Não ligo muito para essa história de Oscar, mas seria incrível se o filme
levasse a estatueta. Seria um tapa na cara dos políticos e da elite que, por tanto
tempo, varreram para debaixo do tapete as torturas, mortes, estupros e
desaparecimentos. Foi preciso o talento de um grupo de artistas, um escritor
brilhante e um diretor sensível para, através da arte, romper a bolha do silêncio.
A magia do cinema, mais uma vez, mostra seu poder de transformar e lembrar.
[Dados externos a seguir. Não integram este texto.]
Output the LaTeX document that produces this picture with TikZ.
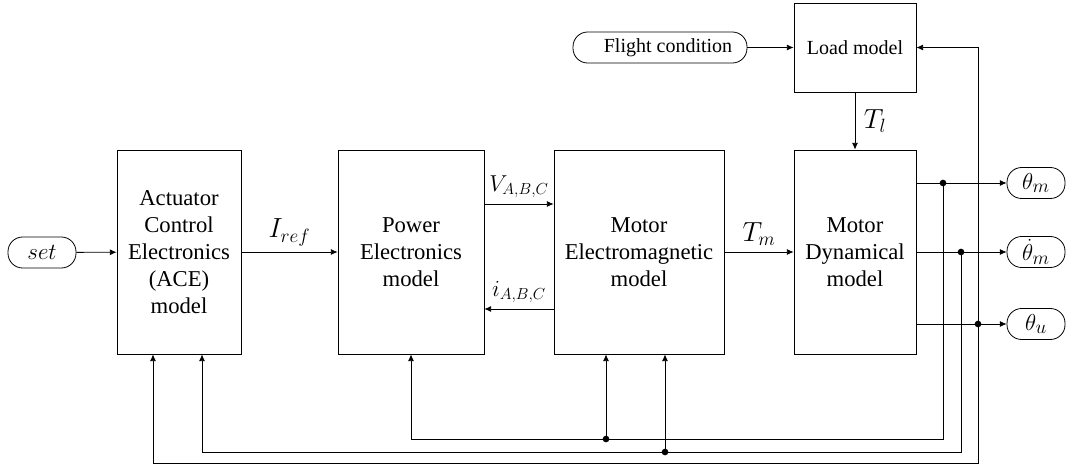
\documentclass[tikz,border=0pt]{standalone}
\usepackage{amsmath,amssymb}
\usepackage{fontspec}
\setmainfont{Liberation Serif}
\usepackage{tikz}
\usetikzlibrary{arrows.meta}

\begin{document}
\begin{tikzpicture}[x=0.75pt, y=-0.75pt, line width=0.6pt,
	block/.style={draw, align=center, inner sep=0pt, minimum height=153pt, font=\fontsize{17}{20.25}\selectfont},
	pill/.style={draw, rounded corners=11pt, minimum height=23.25pt, inner sep=0pt, font=\fontsize{19}{20}\selectfont},
	sig/.style={-{Latex[length=5pt, width=4.5pt]}},
	lbl/.style={font=\fontsize{20}{22}\selectfont},
	dot/.style={circle, fill, inner sep=0pt, minimum size=5pt}]
	\useasboundingbox (0,0) rectangle (1066,467);
	\node[block, minimum width=93pt] (ace) at (179,252) {Actuator\\Control\\Electronics\\(ACE)\\model};
	\node[block, minimum width=109.5pt] (pe) at (411,252) {Power\\Electronics\\model};
	\node[block, minimum width=127.5pt] (em) at (639,252) {Motor\\Electromagnetic\\model};
	\node[block, minimum width=91.5pt] (dyn) at (855,252) {Motor\\Dynamical\\model};
	\node[block, minimum width=91.5pt, minimum height=66.75pt, font=\fontsize{15}{18}\selectfont] (load) at (855,47.5) {Load model};
	\node[pill, minimum width=130.5pt, font=\fontsize{15}{18}\selectfont] (flight) at (660,47.5) {\hspace{12pt}Flight condition};
	\node[pill, minimum width=51pt] (set) at (42,252.5) {$set$};
	\node[pill, minimum width=43.5pt] (thm) at (1036,183) {$\theta_m$};
	\node[pill, minimum width=43.5pt] (thmd) at (1036,252) {$\dot{\theta}_m$};
	\node[pill, minimum width=43.5pt] (thu) at (1036,324) {$\theta_u$};
	\draw[sig] (set) -- (ace);
	\draw[sig] (ace) -- node[lbl, above=1pt] (iref) {$I_{ref}$} (pe);
	\draw[sig] ([yshift=36pt]pe.east) -- node[lbl, above=1pt, font=\fontsize{17}{20}\selectfont] (vabc) {$V_{A,B,C}$} ([yshift=36pt]em.west);
	\draw[sig] ([yshift=-42.75pt]em.west) -- node[lbl, above=1pt, font=\fontsize{17}{20}\selectfont] (iabc) {$i_{A,B,C}$} ([yshift=-42.75pt]pe.east);
	\draw[sig] (em) -- node[lbl, above=1pt] (tm) {$T_m$} (dyn);
	\draw[sig] (load) -- node[lbl, right=3pt] (tl) {$T_l$} (dyn);
	\draw[sig] (flight) -- (load);
	\draw[sig] (dyn.east |- thm) -- (thm);
	\draw[sig] (dyn.east |- thmd) -- (thmd);
	\draw[sig] (dyn.east |- thu) -- (thu);
	\coordinate (b1) at (943,439);
	\coordinate (b2) at (961,452);
	\coordinate (b3) at (978,463);
	\node[dot] (j1) at (943,183) {};
	\node[dot] (j2) at (961,252) {};
	\node[dot] (j3) at (978,324) {};
	\node[dot] (j4) at (606,439) {};
	\node[dot] (j5) at (665,452) {};
	\draw[sig] (j1.center) -- (b1) -| (pe.south);
	\draw[sig] (j4.center) -- (j4 |- em.south);
	\draw[sig] (j2.center) -- (b2) -| ([xshift=17.25pt]ace.south);
	\draw[sig] (j5.center) -- (j5 |- em.south);
	\draw[sig] (j3.center) |- (load.east);
	\draw[sig] (j3.center) -- (b3) -| ([xshift=-19.5pt]ace.south);
\end{tikzpicture}
\end{document}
Reflexão: no sertão onde o sol é valente, e o silêncio se faz resistente, surge a
arte como um trovão, rasgando o véu da solidão. Pintor que desenha esperança,
cantador que embala a criança, poeta que rima o lamento, transforma o choro
em encantamento. O silêncio é muro sem cor, mas a arte é ponte de amor, que
liga o grito ao coração, e faz da dor uma canção. Na dança, o corpo se expressa,
na escultura, a alma confessa, no teatro, o mundo se revela, e a verdade se torna
novela. A arte é voz dos esquecidos, dos oprimidos, dos feridos, é bandeira que
nunca se cala, mesmo quando a censura se instala. Rompe as grades da mudez,
faz do gesto sua altivez, e onde há sombra e opressão, ela acende a luz da
expressão. Por isso, quem pinta ou declama, quem borda, quem canta, quem
ama, é guerreiro da liberdade, é guardião da humanidade.